Le vieillissement des populations

13. Les pays industriels doivent veiller à maintenir et améliorer la cohésion sociale, les niveaux de vie et le dynamisme économique sur fond de vieillissement des populations et d'évolution démographique. Une population vieillissante entraînera également une augmentation de la demande de certains services et par là même, des emplois. Le remplacement systématique des régimes publics de pension par des régimes privés ou des régimes de pension par capitalisation n'est pas une solution acceptable à l'accroissement des coûts des systèmes de pension par suite du vieillissement des sociétés.

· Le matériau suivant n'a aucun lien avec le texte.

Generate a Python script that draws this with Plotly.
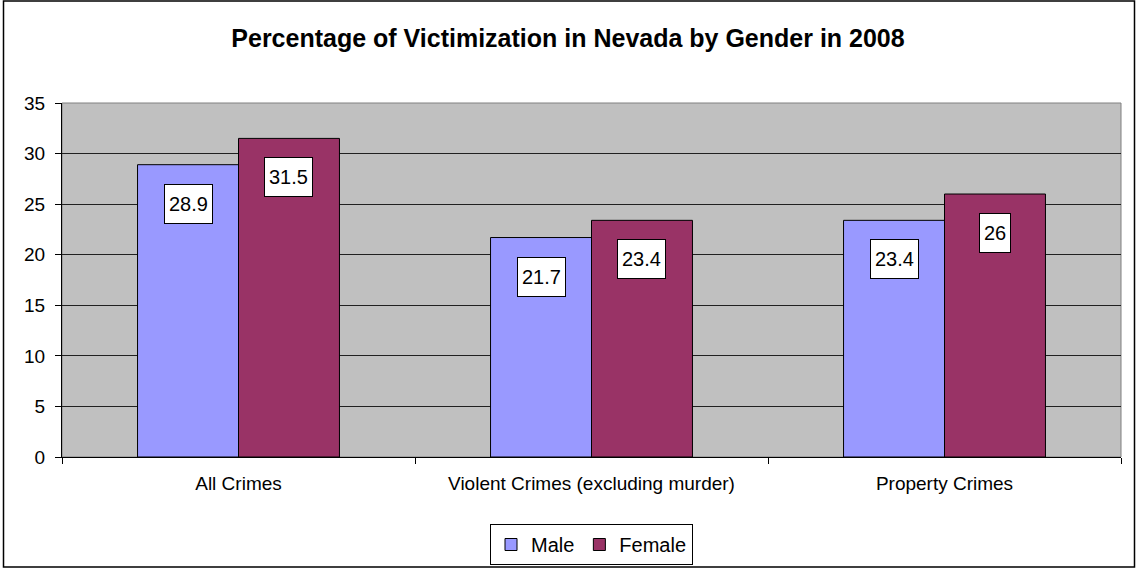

Les pressions actuarielles seront simplement transférées de l'Etat aux marchés financiers avec les risques correspondants comme nous l'avons vu lors de la crise financière asiatique. Une réduction des pensions de retraite n'est pas non plus une solution acceptable. Certains pays de l'OCDE ont déjà entrepris des démarches d'une grande ampleur en vue de stabiliser le financement des régimes nationaux de pensions de retraite. Ces efforts destinés à éviter d'augmenter les cotisations aux régimes de retraite et aux fonds de pension regroupent un large éventail de mesures pratiques de réforme. Ces efforts consistent, entre autres, à élargir l'assiette des cotisations aux caisses de retraite, à passer à des systèmes à "piliers multiples" et à renverser la tendance à une diminution de la vie active et un allongement de la retraite. Le débat et les mesures pratiques indiquent qu'il n'existe par une seule solution qui soit la meilleure. En fait, dans bien des cas, les pays qui ont réduit les dépenses publiques ont en permanence des problèmes d'inégalité et de pauvreté des personnes âgées. La place de plus en plus importante des systèmes à piliers multiples et la grande diversité de mécanismes, nouveaux ou modifiés, révèlent que le déplacement - souvent préconisé - vers des régimes (obligatoires) de retraite par capitalisation au lieu de systèmes par répartition constitue un faux débat. Les systèmes publics sérieux sont plus efficaces pour assurer une large couverture et la transférabilité des droits à pension ; leurs coûts administratifs sont plus faibles et ils sont plus équitables.

14. La solution pour résoudre les problèmes d'évolution démographique consiste à augmenter la proportion d'actifs en réduisant le chômage qui touche l'ensemble de la population en âge de travailler et en particulier la population de plus de 50 ans. Les syndicats soutiennent la mise au point d'une formule souple assurant la transition progressive de la vie active à la retraite. Le départ en retraite devrait être une décision fondée sur un choix individuel plutôt que sur des contraintes économiques. La tendance à la retraite anticipée est souvent un moindre mal que le chômage et la restructuration des entreprises. Outre la réduction du chômage, les syndicats sont prêts à jouer un rôle fondamental dans le cadre d'efforts concertés afin de tirer parti à nouveau de la grande expérience des travailleurs âgés et d'atténuer la discrimination dont ils sont l'objet. L'organisation et la conception du lieu de travail doivent prendre en considération les besoins des travailleurs âgés. Il faut également s'efforcer de réduire les causes de stress et de mauvaise santé liées au travail. Pour ce faire, il faut non seulement que les possibilités de recyclage et "d'apprentissage à vie" soient mises également à la disposition des travailleurs âgés mais aussi que l'allongement de la vie active soit une décision volontaire des salariés. Les gouvernements membres de l'OCDE doivent en tenir compte dans les habitudes d'emploi de leur propre secteur public.

(1)  La présente déclaration a été préparée par la Commission syndicale consultative auprès de l'OCDE (TUAC), en collaboration avec nos organisations partenaires et notamment la Confédération internationale des Syndicats libres (CISL), la Confédération mondiale du Travail (CMT) et la Confédération européenne des Syndicats (CES).